- RECORDED DATA
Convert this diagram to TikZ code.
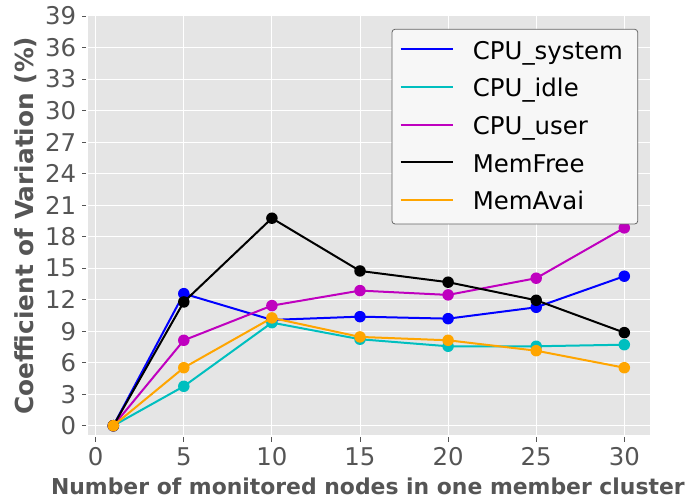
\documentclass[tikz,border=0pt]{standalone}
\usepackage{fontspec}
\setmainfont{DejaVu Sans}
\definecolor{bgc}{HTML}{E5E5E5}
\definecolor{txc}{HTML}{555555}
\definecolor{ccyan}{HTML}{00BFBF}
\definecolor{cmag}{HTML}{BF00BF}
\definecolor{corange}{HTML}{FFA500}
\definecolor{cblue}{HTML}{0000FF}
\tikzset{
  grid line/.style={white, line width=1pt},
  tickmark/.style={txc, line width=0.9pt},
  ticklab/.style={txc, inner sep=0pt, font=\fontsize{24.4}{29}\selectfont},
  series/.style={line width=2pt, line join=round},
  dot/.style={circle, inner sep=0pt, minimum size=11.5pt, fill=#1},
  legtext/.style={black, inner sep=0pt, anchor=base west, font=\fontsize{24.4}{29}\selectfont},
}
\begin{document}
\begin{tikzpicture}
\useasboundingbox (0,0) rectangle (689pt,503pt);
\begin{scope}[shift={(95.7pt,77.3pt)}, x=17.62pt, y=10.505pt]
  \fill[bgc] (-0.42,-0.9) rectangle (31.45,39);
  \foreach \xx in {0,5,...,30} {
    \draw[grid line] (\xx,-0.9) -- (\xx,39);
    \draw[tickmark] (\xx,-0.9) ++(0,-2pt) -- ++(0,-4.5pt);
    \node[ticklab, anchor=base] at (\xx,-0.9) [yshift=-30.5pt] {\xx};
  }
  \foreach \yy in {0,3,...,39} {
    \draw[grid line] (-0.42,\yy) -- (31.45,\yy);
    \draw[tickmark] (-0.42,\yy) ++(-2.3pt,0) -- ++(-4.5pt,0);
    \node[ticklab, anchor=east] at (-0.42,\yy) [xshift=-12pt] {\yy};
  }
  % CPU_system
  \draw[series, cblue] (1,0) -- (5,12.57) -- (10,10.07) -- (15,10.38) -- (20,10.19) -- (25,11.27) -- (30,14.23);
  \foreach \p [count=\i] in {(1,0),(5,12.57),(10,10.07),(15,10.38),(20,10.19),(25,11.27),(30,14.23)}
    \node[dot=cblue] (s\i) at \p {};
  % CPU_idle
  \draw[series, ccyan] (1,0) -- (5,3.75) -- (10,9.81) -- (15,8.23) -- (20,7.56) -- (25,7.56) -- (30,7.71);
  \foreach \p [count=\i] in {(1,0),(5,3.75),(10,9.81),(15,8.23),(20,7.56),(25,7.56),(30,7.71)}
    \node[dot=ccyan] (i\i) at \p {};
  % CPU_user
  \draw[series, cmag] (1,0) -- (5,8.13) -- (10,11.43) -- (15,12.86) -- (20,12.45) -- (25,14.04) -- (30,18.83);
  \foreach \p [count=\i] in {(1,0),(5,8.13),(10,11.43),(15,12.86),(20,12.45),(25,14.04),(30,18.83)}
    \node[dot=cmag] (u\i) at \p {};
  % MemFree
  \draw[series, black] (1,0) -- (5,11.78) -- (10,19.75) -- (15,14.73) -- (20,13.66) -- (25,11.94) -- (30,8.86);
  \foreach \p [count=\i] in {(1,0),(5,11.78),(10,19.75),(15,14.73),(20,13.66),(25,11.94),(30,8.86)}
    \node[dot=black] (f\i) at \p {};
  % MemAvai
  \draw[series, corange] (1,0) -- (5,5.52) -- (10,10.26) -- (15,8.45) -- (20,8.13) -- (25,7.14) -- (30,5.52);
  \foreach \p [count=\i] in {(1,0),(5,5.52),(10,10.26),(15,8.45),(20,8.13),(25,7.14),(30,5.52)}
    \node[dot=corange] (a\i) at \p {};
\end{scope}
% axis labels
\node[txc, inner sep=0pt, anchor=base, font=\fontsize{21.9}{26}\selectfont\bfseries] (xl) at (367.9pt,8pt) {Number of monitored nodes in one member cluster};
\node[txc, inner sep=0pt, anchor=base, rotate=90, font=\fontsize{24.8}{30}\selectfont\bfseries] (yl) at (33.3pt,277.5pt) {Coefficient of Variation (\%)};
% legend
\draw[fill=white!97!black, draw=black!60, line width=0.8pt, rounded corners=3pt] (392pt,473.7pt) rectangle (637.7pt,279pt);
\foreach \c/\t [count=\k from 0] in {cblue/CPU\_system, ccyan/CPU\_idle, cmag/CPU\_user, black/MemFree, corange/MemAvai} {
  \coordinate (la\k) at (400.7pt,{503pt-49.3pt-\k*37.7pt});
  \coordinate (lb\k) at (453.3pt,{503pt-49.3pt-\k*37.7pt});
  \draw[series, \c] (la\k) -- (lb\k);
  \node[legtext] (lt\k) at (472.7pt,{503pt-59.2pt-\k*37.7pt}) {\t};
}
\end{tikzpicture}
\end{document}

- TASK DIRECTIONS
Reproduce the data verbatim. Do not carry any picture into the copy.

- WORKED SOLUTION
Convert this diagram to TikZ code.
\documentclass[tikz,border=0pt]{standalone}
\usepackage{fontspec}
\setmainfont{DejaVu Sans}
\definecolor{bgc}{HTML}{E5E5E5}
\definecolor{txc}{HTML}{555555}
\definecolor{ccyan}{HTML}{00BFBF}
\definecolor{cmag}{HTML}{BF00BF}
\definecolor{corange}{HTML}{FFA500}
\definecolor{cblue}{HTML}{0000FF}
\tikzset{
  grid line/.style={white, line width=1pt},
  tickmark/.style={txc, line width=0.9pt},
  ticklab/.style={txc, inner sep=0pt, font=\fontsize{24.4}{29}\selectfont},
  series/.style={line width=2pt, line join=round},
  dot/.style={circle, inner sep=0pt, minimum size=11.5pt, fill=#1},
  legtext/.style={black, inner sep=0pt, anchor=base west, font=\fontsize{24.4}{29}\selectfont},
}
\begin{document}
\begin{tikzpicture}
\useasboundingbox (0,0) rectangle (689pt,503pt);
\begin{scope}[shift={(95.7pt,77.3pt)}, x=17.62pt, y=10.505pt]
  \fill[bgc] (-0.42,-0.9) rectangle (31.45,39);
  \foreach \xx in {0,5,...,30} {
    \draw[grid line] (\xx,-0.9) -- (\xx,39);
    \draw[tickmark] (\xx,-0.9) ++(0,-2pt) -- ++(0,-4.5pt);
    \node[ticklab, anchor=base] at (\xx,-0.9) [yshift=-30.5pt] {\xx};
  }
  \foreach \yy in {0,3,...,39} {
    \draw[grid line] (-0.42,\yy) -- (31.45,\yy);
    \draw[tickmark] (-0.42,\yy) ++(-2.3pt,0) -- ++(-4.5pt,0);
    \node[ticklab, anchor=east] at (-0.42,\yy) [xshift=-12pt] {\yy};
  }
  % CPU_system
  \draw[series, cblue] (1,0) -- (5,12.57) -- (10,10.07) -- (15,10.38) -- (20,10.19) -- (25,11.27) -- (30,14.23);
  \foreach \p [count=\i] in {(1,0),(5,12.57),(10,10.07),(15,10.38),(20,10.19),(25,11.27),(30,14.23)}
    \node[dot=cblue] (s\i) at \p {};
  % CPU_idle
  \draw[series, ccyan] (1,0) -- (5,3.75) -- (10,9.81) -- (15,8.23) -- (20,7.56) -- (25,7.56) -- (30,7.71);
  \foreach \p [count=\i] in {(1,0),(5,3.75),(10,9.81),(15,8.23),(20,7.56),(25,7.56),(30,7.71)}
    \node[dot=ccyan] (i\i) at \p {};
  % CPU_user
  \draw[series, cmag] (1,0) -- (5,8.13) -- (10,11.43) -- (15,12.86) -- (20,12.45) -- (25,14.04) -- (30,18.83);
  \foreach \p [count=\i] in {(1,0),(5,8.13),(10,11.43),(15,12.86),(20,12.45),(25,14.04),(30,18.83)}
    \node[dot=cmag] (u\i) at \p {};
  % MemFree
  \draw[series, black] (1,0) -- (5,11.78) -- (10,19.75) -- (15,14.73) -- (20,13.66) -- (25,11.94) -- (30,8.86);
  \foreach \p [count=\i] in {(1,0),(5,11.78),(10,19.75),(15,14.73),(20,13.66),(25,11.94),(30,8.86)}
    \node[dot=black] (f\i) at \p {};
  % MemAvai
  \draw[series, corange] (1,0) -- (5,5.52) -- (10,10.26) -- (15,8.45) -- (20,8.13) -- (25,7.14) -- (30,5.52);
  \foreach \p [count=\i] in {(1,0),(5,5.52),(10,10.26),(15,8.45),(20,8.13),(25,7.14),(30,5.52)}
    \node[dot=corange] (a\i) at \p {};
\end{scope}
% axis labels
\node[txc, inner sep=0pt, anchor=base, font=\fontsize{21.9}{26}\selectfont\bfseries] (xl) at (367.9pt,8pt) {Number of monitored nodes in one member cluster};
\node[txc, inner sep=0pt, anchor=base, rotate=90, font=\fontsize{24.8}{30}\selectfont\bfseries] (yl) at (33.3pt,277.5pt) {Coefficient of Variation (\%)};
% legend
\draw[fill=white!97!black, draw=black!60, line width=0.8pt, rounded corners=3pt] (392pt,473.7pt) rectangle (637.7pt,279pt);
\foreach \c/\t [count=\k from 0] in {cblue/CPU\_system, ccyan/CPU\_idle, cmag/CPU\_user, black/MemFree, corange/MemAvai} {
  \coordinate (la\k) at (400.7pt,{503pt-49.3pt-\k*37.7pt});
  \coordinate (lb\k) at (453.3pt,{503pt-49.3pt-\k*37.7pt});
  \draw[series, \c] (la\k) -- (lb\k);
  \node[legtext] (lt\k) at (472.7pt,{503pt-59.2pt-\k*37.7pt}) {\t};
}
\end{tikzpicture}
\end{document}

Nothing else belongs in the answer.